Weitz, a general contractor, hired a subcontractor to install plumbing, heating, and air conditioning systems in a building project. The subcontractor was required by contract to list Weitz as an additional insured using ISO form CG 20 10 10 93, and to continue this coverage for at least two years following final payment in connection with this project. The subcontractor bought a general liability policy insuring it for completed operations, and included in this policy was the additional insured endorsement CG 20 10 10 93. This endorsement stated that the general contractor was an additional insured, but only with respect to liability arising out of ongoing operations.

Approximately two years after completion of the work, the property owner filed an action against the general contractor alleging construction defects. The subcontractor was not named in the lawsuit and was not added to it. This lawsuit was settled, and then

Weitz commenced a proceeding against the subcontractor and its insurer, Mid-Century, alleging breach of contract, bad faith breach of insurance contract, and deceptive trade practices. Mid-Century filed a motion for summary judgment asserting that there was no coverage because the additional insured endorsement was limited to ongoing operations. The trial court granted this motion and this appeal followed.
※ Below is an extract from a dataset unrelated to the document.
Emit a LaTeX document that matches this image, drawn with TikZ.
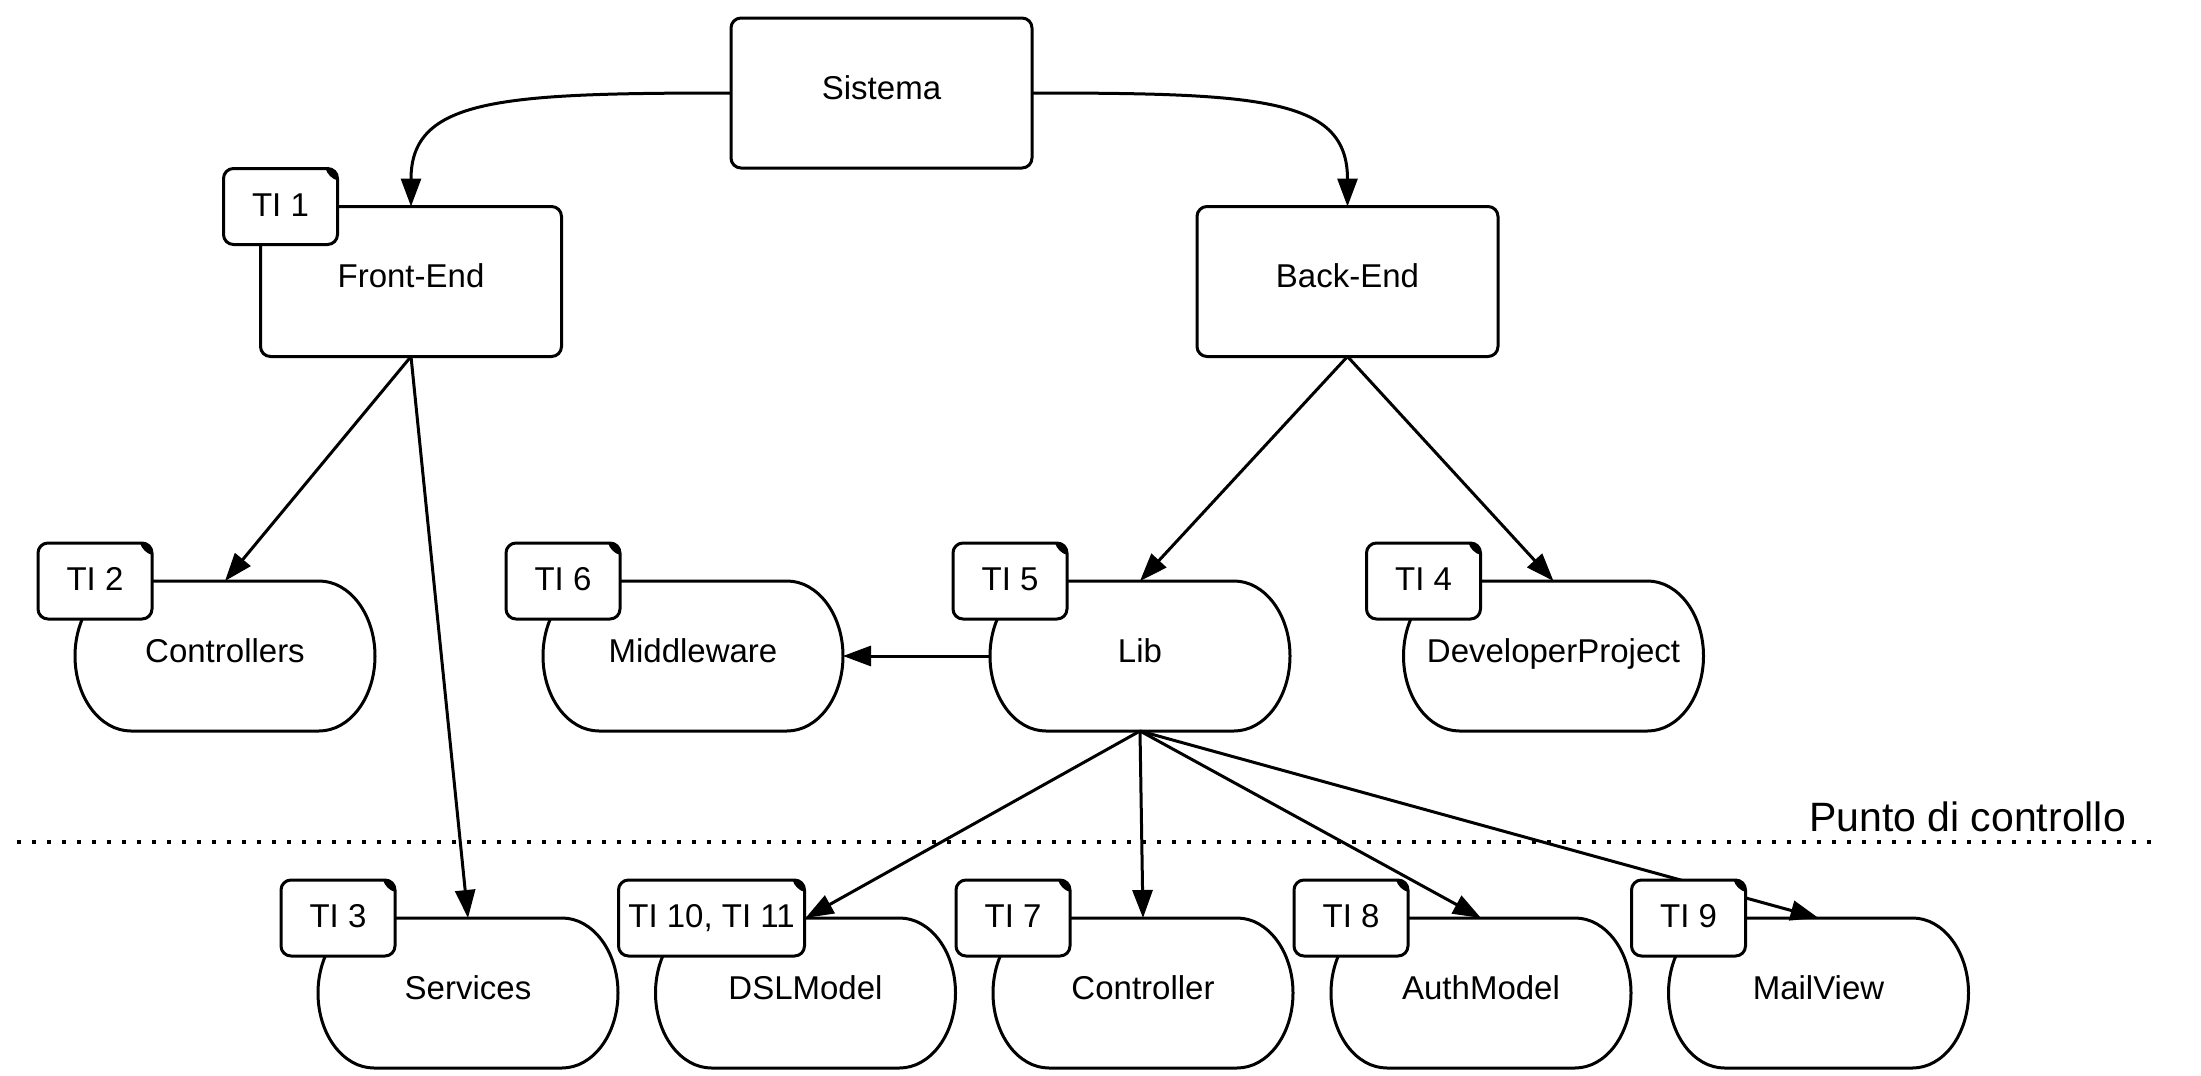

The appeals court acknowledged that Weitz was an additional insured under the subcontractor's general liability policy; but, the court also said that the policy was unambiguous as to the extent of the coverage. The term “ongoing operations” used in conjunction with “only” in the additional insured endorsement limits the coverage provided to Weitz. The court disagreed with the general contractor's assertion that ongoing operations used in the endorsement to limit coverage had the same meaning as completed operations used elsewhere in the general liability policy. The ruling of the trial court was affirmed.

Note that ISO has revised CG 20 10 since the 1993 edition to strengthen the point that the coverage for the additional insured is meant solely for ongoing operations.